◆ **Problem requirements**:
Leaving out the pictures, retype the lines from the beginning of the listing through the line containing "from matplotlib.ticker import FuncFormatter".

◆ **Supplied data**:
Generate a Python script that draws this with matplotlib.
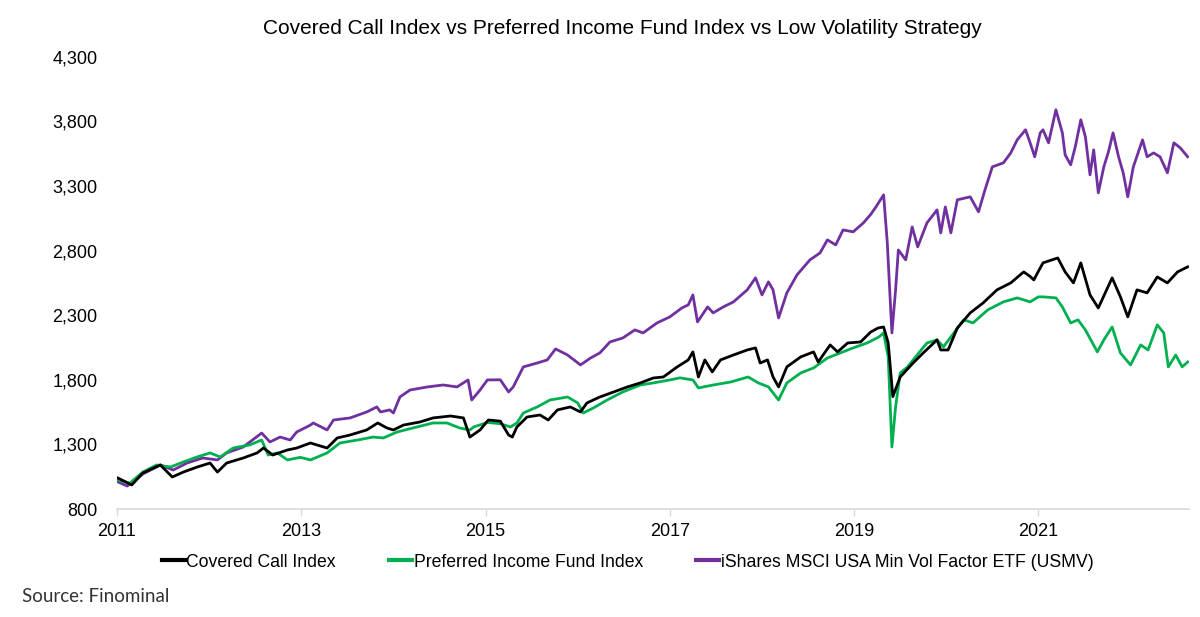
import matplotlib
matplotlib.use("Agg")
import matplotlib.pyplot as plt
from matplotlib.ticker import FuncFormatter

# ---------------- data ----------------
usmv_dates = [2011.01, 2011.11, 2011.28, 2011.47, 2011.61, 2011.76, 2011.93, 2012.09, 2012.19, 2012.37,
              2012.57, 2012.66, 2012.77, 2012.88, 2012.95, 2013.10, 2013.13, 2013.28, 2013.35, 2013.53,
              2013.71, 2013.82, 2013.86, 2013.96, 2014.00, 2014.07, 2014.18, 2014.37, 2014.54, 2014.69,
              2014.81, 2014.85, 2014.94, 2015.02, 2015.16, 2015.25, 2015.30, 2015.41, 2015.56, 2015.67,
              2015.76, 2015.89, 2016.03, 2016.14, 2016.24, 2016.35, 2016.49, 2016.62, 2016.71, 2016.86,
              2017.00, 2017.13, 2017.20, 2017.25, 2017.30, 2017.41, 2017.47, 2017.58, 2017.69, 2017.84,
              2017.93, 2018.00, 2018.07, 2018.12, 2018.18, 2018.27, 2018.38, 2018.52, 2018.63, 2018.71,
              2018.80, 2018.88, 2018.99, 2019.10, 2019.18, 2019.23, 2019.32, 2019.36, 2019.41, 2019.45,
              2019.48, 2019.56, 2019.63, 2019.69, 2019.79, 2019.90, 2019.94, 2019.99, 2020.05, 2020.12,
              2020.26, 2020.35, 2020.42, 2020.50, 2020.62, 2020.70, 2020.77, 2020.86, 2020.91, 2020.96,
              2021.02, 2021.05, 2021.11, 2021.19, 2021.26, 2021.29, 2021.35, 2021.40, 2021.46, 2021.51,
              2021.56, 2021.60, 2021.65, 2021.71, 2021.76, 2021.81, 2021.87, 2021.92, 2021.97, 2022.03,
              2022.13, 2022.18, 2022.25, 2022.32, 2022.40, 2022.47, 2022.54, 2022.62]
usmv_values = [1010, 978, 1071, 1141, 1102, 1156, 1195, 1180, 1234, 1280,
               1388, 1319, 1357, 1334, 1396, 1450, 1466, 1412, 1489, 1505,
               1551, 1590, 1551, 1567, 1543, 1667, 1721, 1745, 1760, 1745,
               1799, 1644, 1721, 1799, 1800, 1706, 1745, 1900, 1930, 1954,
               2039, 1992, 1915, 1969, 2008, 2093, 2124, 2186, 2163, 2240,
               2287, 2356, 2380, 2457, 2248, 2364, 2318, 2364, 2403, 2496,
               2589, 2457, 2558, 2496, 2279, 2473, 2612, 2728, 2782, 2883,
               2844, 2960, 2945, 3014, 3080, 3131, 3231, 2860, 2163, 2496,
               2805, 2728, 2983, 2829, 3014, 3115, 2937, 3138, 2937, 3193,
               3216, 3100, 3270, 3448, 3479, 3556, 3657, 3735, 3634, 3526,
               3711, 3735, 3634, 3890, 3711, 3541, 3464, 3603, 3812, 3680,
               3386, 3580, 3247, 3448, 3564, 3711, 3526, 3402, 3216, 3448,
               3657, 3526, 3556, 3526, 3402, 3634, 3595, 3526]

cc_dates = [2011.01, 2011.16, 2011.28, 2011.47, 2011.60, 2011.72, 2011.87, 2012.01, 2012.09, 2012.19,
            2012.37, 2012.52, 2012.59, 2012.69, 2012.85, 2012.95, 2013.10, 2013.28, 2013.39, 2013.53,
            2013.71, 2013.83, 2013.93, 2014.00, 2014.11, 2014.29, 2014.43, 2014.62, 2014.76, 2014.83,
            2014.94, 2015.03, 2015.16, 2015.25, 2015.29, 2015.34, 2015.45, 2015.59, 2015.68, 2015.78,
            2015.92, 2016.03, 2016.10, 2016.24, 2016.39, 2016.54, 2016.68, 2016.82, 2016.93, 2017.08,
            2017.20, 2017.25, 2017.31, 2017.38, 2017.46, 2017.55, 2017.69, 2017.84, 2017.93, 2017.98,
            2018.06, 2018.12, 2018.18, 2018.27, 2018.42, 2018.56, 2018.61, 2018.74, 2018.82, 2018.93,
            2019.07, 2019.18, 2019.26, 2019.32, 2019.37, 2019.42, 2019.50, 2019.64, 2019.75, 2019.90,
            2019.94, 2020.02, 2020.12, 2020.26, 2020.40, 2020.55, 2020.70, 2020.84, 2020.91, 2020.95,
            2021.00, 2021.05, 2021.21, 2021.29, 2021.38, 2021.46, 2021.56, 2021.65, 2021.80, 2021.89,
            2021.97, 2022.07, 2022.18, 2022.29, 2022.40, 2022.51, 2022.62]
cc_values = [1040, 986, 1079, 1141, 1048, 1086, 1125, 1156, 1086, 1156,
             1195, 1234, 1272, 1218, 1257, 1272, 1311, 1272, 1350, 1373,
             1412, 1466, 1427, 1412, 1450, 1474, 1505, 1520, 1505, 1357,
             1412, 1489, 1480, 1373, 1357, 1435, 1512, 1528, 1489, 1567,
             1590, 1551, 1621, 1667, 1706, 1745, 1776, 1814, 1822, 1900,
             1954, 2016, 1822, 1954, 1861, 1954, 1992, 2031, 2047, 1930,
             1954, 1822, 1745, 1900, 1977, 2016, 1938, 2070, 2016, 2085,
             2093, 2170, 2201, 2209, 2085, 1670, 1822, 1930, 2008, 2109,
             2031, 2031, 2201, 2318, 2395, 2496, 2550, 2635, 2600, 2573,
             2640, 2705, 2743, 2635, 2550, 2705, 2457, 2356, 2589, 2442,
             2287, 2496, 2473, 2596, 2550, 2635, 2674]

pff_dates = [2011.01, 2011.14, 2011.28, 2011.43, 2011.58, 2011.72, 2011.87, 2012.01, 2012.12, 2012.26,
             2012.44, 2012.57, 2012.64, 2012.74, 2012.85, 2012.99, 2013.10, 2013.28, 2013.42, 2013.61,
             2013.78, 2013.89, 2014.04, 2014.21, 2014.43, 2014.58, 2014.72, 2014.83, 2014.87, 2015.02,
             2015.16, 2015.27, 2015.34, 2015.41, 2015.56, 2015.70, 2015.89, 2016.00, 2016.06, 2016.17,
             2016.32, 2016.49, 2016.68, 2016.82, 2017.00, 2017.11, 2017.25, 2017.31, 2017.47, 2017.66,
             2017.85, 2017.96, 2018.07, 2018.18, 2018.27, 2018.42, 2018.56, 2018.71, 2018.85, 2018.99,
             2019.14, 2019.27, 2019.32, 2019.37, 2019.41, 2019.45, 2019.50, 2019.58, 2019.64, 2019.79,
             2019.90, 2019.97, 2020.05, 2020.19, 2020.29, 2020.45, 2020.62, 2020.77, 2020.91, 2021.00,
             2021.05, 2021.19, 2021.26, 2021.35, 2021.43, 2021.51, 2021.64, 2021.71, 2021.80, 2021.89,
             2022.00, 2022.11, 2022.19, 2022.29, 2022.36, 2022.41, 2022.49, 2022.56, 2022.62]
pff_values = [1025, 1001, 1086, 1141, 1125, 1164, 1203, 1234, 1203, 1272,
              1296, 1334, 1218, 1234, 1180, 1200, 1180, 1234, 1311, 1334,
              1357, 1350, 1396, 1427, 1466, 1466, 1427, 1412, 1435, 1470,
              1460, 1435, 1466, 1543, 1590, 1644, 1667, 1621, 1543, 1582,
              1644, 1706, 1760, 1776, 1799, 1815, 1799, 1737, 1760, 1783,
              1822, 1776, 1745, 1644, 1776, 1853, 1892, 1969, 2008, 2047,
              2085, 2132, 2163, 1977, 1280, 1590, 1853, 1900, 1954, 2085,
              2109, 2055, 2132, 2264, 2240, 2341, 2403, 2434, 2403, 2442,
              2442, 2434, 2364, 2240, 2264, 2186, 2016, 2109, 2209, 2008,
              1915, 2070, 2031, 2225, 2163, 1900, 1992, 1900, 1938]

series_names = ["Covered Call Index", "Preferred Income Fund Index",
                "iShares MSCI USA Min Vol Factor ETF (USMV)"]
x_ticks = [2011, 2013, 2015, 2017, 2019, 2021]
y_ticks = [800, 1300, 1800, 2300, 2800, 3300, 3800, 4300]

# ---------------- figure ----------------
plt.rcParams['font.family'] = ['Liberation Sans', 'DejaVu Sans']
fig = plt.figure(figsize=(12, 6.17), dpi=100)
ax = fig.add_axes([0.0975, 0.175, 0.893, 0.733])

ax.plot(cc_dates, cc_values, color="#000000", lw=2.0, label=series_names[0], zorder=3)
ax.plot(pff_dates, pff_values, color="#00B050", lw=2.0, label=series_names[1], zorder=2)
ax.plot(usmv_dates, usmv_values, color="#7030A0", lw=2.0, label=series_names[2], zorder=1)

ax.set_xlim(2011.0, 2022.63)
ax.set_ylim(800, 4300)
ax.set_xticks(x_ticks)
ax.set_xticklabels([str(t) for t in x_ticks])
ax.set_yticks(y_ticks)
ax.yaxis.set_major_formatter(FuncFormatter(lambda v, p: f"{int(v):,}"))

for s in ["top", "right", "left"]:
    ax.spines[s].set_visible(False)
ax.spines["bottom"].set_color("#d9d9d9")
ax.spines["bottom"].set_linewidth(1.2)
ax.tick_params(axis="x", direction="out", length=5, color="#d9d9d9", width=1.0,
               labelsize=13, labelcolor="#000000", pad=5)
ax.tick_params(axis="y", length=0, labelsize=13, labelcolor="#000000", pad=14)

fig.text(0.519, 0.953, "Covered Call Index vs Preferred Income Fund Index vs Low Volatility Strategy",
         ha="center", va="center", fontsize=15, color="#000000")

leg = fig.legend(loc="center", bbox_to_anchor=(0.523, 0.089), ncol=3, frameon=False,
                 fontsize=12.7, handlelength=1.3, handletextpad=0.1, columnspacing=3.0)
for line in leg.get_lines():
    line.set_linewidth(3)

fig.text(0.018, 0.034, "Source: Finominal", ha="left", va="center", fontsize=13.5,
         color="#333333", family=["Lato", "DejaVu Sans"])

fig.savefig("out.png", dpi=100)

◆ **Result for this exercise**:
Generate a Python script that draws this with matplotlib.
import matplotlib
matplotlib.use("Agg")
import matplotlib.pyplot as plt
from matplotlib.ticker import FuncFormatter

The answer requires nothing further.